AMG-785 / CDP7851 (Amgen / UCB )


  • The introduction of AMG-785 will give Amgen the first opportunity to capture the high risk patients early by treating to lower fracture risk with monthly or eventually quarterly doses of AMG-785, and then switching them to a long-term maintenance regimen of denosumab twice yearly. Amgen is just starting a Ph-III trial for osteoporosis.  It will include 8,000 – 9,000 patients.  There is a 1-year trial, presumably with bone mineral density (BMD) as an endpoint but Amgen has expressed the expectation that they will also see a fracture reduction.  We do not know if fractures are a primary or secondary endpoint.  The extension phase of this trial will clearly have fracture endpoints as the primary.  Together there will be short-term and long term safety.  Based on current status, this puts the US registration for AMG-785 at late 2015/early 2016.
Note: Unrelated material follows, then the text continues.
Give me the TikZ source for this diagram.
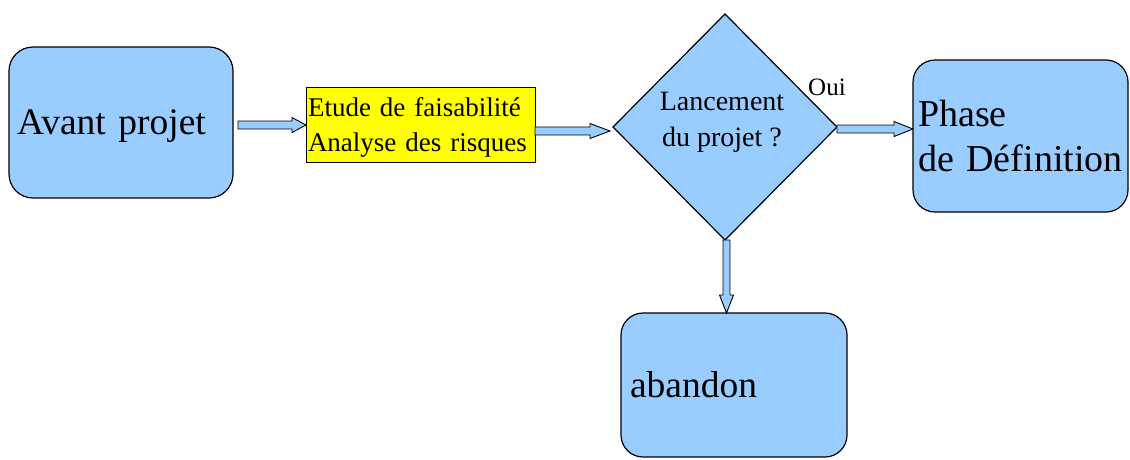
\documentclass[tikz,border=0pt]{standalone}
\usepackage{fontspec}
\setmainfont{Liberation Serif}
\usetikzlibrary{shapes.geometric,calc}
\definecolor{lblue}{HTML}{99CCFF}
\definecolor{yel}{HTML}{FFFF00}
\newcommand\harrow[4]{% from, to, y offset, head length
  \draw[arrowstyle] let \p1=(#1), \p2=(#2), \p3=($(#2)+(0,#3)$) in
    (\x1,\y3+4pt) -- (\x2-#4,\y3+4pt) -- (\x2-#4,\y3+7.5pt) -- (\x2,\y3)
    -- (\x2-#4,\y3-7.5pt) -- (\x2-#4,\y3-4pt) -- (\x1,\y3-4pt) -- cycle;}
\newcommand\varrow[4]{% from, to, x offset, head length
  \draw[arrowstyle] let \p1=(#1), \p2=(#2), \p3=($(#1)+(#3,0)$) in
    (\x3-3.5pt,\y1) -- (\x3-3.5pt,\y2+#4) -- (\x3-7pt,\y2+#4) -- (\x3,\y2)
    -- (\x3+7pt,\y2+#4) -- (\x3+3.5pt,\y2+#4) -- (\x3+3.5pt,\y1) -- cycle;}
\begin{document}
\begin{tikzpicture}[x=1pt,y=-1pt,
  box/.style={draw=black,line width=1.2pt,fill=lblue,rounded corners=22pt,
    align=left,anchor=north west,inner ysep=0pt,outer sep=0pt},
  arrowstyle/.style={draw=black,line width=0.9pt,fill=lblue,line join=miter}]
\useasboundingbox (0,0) rectangle (1130,459);

\node[box,rounded corners=24pt,minimum height=151pt,text width=208pt,inner xsep=8pt,
  text depth=0pt,font=\fontsize{37.5}{45}\selectfont] (avant) at (9,47) {Avant projet};

\node[draw=black,fill=yel,line width=0.9pt,anchor=north west,outer sep=0pt,
  minimum height=75pt,text width=225pt,inner xsep=2pt,inner ysep=0pt,align=left,
  text depth=35pt,font=\fontsize{27}{35}\selectfont] (etude) at (306,87)
  {Etude de faisabilité\\Analyse des risques};

\node[diamond,draw=black,fill=lblue,line width=1.2pt,minimum width=224pt,
  minimum height=226pt,inner sep=0pt,outer sep=0pt] (dec) at (725,127) {};
\node[font=\fontsize{28}{36}\selectfont,align=center,inner sep=0pt] (q) at (722,122)
  {Lancement\\du projet ?};

\node[font=\fontsize{25}{30}\selectfont,anchor=base west,inner sep=0pt] (oui) at (808,95) {Oui};

\node[box,minimum height=152pt,text width=205pt,inner xsep=5pt,
  font=\fontsize{38}{45}\selectfont] (phase) at (913,60) {Phase\\de Définition};

\node[box,minimum height=144pt,text width=208pt,inner xsep=9pt,
  font=\fontsize{37.5}{45}\selectfont] (aband) at (621,313) {abandon};

\harrow{[xshift=5pt]avant.east}{etude.west}{0.5}{14pt}
\harrow{etude.east}{[xshift=-3pt]dec.west}{4}{20pt}
\harrow{dec.east}{phase.west}{-7}{19pt}
\varrow{dec.south}{aband.north}{1.5}{18pt}
\end{tikzpicture}
\end{document}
“When you are talking about Amgen starting a phase III is that for bone healing or is that an actual osteoporosis trial?  That is a relatively traditional osteoporosis trial.  Well it is two studies by the way and they run at the same time with 8000 or 9000 patients.  They are very similar, but that is because they have been pushed by FDA to do them that way.  And part of that is running for one year and part of that study is running for a longer period of time.  So they will get the first safety data from the one year?  Yeah.  I think that they expect because it is so potent that they can see the effect of the fractures within a year.  So they do the two studies also from a safety point of view.  So if they start that January 2012 then the theory would be regardless of what happens with the fracture healing trial the earliest that we have a registration for use of antisclerostin in osteoporosis would be say early or mid-2015?  That is about three years.  End of 2015, beginning of 2016, something like that”.



I guess the other thing about teriparatide is that it is not particularly patient friendly.  It is daily injections and you have really got to have a motivated patient to do that whereas if you go with an antisclerostin monoclonal antibody then potentially saying to a patient we would like to attack that and then how often do you give that antibody, but it is certainly not every day.  If they haven’t gone into phase III year we don’t quite know how often they are going to give it.  But in their fracture healing they are giving perhaps three or four doses over three months or something like that.  Yeah, I was wondering if they were going to go to like a once a quarter kind of dosing?  I did say that it is something they are actively considering at the moment but I am just recalling that they had just published in JBMR their effects after a single dose of antibody, and I think from what I was recall there extending out a number of months that we are seeing stimulation of bone formation markers.  I do say they will be thinking carefully about what the data should be.  I think suggesting to someone that, look, we will give you a subcutaneous injection every three months for the first year and then we will give you an infusion of zoledronic acid and that will hold you for a year or two years after you have had that infusion after you have those course of injections; that is a very easy regimen for doctor and patient alike.  So I guess we will need to wait and see how much it costs.  But I can see that being really quite attractive.  I agree with you.  I think if you have got someone who hasn’t had a fracture and their T-score is -2.6 or something then maybe just giving bisphosphonate alone is sensible but people who are presenting with fractures and they have got a FRAX score, particularly elderly people, so somebody who is 80 and has got a FRAX risk or hip fracture risk of 5 percent or something then I would agree that a more aggressive up front approach makes a lot more sense”.